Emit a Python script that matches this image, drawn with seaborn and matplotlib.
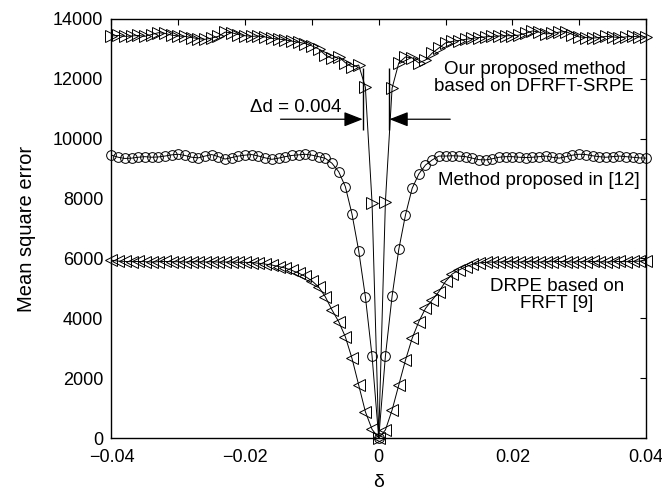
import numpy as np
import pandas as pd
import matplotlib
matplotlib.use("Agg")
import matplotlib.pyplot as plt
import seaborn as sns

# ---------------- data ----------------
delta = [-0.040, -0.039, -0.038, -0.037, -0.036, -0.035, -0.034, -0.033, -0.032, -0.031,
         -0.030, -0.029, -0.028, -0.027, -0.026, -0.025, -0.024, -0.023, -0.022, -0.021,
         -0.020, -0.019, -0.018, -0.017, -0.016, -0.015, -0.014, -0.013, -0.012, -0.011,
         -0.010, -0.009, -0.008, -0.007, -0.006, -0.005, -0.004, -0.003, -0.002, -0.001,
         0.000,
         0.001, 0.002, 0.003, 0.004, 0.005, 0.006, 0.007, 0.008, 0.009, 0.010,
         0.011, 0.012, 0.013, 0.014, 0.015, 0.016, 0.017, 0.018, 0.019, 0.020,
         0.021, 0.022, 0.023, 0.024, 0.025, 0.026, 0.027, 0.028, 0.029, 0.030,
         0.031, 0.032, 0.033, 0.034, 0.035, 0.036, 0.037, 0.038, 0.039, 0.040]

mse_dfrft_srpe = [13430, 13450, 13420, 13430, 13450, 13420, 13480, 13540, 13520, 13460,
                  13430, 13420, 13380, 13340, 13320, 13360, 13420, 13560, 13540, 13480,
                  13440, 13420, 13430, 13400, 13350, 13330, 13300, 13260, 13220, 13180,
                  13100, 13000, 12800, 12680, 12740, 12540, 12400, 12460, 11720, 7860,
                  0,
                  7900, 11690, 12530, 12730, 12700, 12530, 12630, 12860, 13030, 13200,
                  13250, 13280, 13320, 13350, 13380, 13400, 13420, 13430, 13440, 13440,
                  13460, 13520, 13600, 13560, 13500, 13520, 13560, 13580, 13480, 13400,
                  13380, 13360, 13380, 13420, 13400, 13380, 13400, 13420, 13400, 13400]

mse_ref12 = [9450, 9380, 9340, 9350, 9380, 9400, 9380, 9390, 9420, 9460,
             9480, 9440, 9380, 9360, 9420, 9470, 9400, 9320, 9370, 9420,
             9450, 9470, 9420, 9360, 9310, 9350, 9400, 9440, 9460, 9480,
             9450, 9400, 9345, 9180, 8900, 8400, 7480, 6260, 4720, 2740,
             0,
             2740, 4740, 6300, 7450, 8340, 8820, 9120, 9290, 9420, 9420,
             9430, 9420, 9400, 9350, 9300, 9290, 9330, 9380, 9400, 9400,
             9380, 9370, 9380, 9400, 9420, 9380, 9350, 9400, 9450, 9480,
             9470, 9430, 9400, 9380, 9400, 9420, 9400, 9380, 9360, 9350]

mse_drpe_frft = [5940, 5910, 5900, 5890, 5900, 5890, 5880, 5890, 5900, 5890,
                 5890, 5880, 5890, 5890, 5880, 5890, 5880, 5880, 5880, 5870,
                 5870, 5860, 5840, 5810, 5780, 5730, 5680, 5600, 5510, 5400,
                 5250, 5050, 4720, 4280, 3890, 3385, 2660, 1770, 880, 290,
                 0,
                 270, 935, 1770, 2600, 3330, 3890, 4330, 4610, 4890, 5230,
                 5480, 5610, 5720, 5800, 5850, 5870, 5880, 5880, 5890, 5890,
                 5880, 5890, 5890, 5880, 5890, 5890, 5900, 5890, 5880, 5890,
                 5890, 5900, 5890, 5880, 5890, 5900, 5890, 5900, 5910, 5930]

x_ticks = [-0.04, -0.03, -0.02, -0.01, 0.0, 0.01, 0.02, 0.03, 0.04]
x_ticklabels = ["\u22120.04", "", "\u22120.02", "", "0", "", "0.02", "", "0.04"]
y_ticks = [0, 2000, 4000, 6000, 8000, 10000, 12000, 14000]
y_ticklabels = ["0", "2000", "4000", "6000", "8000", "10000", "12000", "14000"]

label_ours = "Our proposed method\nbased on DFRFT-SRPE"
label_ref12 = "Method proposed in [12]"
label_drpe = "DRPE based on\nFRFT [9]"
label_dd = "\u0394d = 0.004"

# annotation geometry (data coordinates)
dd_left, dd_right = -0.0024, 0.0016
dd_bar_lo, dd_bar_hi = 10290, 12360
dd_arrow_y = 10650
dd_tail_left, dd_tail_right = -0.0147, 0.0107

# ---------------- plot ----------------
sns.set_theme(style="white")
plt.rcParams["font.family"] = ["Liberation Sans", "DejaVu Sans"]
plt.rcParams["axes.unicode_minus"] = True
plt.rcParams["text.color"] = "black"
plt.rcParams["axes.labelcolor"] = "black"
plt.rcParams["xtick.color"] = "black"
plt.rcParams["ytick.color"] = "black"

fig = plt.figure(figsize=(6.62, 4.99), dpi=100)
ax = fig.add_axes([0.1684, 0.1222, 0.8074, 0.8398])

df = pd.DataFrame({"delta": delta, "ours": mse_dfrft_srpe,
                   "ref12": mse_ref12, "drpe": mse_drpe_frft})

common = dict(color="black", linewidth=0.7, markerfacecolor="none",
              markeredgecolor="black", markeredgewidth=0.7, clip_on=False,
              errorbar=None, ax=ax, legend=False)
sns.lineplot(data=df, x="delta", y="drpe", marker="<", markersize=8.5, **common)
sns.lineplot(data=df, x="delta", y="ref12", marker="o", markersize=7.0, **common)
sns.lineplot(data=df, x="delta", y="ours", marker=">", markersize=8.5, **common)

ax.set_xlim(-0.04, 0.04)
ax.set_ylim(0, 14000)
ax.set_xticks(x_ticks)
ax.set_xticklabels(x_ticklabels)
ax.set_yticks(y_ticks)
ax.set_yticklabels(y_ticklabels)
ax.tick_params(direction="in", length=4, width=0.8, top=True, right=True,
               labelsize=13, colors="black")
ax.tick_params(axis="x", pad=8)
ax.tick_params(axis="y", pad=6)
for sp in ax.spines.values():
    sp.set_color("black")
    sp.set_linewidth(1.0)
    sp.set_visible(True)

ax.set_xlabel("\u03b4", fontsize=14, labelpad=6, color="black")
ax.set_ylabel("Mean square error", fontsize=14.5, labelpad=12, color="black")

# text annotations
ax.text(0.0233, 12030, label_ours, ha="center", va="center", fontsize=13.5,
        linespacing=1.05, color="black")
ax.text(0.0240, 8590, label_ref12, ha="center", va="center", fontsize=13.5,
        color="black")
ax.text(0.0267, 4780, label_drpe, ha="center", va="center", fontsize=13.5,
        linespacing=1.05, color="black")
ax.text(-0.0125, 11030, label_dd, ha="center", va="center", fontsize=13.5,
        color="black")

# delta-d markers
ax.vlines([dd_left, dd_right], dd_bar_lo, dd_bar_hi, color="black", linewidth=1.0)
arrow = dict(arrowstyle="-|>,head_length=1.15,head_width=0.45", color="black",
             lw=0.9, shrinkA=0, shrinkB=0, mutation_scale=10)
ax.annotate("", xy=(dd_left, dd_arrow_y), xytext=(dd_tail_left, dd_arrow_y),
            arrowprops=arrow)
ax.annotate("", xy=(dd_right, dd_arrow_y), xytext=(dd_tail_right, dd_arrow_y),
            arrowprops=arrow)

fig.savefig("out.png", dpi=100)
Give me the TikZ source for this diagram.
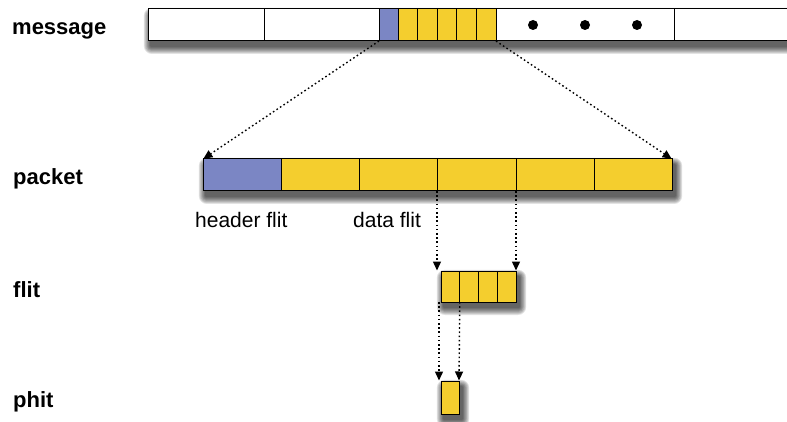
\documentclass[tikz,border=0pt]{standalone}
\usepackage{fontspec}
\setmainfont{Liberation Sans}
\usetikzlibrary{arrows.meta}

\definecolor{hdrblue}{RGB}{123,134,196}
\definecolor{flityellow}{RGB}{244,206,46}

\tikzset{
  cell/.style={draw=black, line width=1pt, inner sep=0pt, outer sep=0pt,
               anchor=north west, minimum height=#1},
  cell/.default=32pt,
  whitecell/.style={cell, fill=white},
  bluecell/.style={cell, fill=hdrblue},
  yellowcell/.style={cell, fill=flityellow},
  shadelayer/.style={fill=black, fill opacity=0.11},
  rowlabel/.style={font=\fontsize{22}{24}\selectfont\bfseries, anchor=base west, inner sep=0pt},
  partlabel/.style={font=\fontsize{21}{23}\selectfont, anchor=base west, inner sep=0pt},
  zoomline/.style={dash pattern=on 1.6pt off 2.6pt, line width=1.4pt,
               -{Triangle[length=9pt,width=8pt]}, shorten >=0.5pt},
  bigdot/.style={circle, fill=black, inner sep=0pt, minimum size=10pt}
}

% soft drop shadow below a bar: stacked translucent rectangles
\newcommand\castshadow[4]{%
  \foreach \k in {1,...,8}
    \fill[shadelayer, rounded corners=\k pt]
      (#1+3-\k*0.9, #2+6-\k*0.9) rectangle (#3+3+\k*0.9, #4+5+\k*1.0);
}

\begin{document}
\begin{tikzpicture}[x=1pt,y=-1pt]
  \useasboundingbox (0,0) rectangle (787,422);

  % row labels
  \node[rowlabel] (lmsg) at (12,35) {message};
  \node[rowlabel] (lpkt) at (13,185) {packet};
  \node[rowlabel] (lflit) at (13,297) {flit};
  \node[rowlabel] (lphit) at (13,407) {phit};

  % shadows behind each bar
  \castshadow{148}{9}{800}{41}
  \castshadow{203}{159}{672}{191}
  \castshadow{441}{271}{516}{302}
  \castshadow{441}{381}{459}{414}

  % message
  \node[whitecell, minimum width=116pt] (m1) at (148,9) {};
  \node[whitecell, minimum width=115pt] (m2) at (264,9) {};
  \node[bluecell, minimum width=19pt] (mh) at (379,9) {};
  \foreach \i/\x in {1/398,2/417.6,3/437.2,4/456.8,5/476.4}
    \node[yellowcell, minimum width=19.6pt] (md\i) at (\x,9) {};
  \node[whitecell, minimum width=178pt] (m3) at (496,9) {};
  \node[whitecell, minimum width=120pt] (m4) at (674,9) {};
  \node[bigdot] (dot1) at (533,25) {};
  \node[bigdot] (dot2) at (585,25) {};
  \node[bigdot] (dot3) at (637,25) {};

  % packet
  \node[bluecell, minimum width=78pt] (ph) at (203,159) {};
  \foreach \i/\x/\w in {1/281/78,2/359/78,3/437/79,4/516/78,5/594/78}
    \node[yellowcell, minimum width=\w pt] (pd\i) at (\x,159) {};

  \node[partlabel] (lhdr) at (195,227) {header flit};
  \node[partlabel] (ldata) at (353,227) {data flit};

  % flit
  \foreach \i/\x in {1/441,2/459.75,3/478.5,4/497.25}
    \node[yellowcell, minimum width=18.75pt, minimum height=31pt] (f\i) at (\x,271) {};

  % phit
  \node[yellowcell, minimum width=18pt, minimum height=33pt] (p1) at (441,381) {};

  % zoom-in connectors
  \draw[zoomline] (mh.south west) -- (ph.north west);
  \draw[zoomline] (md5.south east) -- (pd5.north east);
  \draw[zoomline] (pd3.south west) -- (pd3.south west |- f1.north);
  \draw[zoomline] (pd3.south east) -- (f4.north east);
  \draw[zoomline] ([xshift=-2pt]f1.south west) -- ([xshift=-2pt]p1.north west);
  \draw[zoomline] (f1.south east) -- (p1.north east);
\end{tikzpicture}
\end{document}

● ● ● ● ●

From the first line above to the line containing "import seaborn as sns", repeat each line exactly. Pictures stay out.

FULL RESPONSE »
Emit a Python script that matches this image, drawn with seaborn and matplotlib.
import numpy as np
import pandas as pd
import matplotlib
matplotlib.use("Agg")
import matplotlib.pyplot as plt
import seaborn as sns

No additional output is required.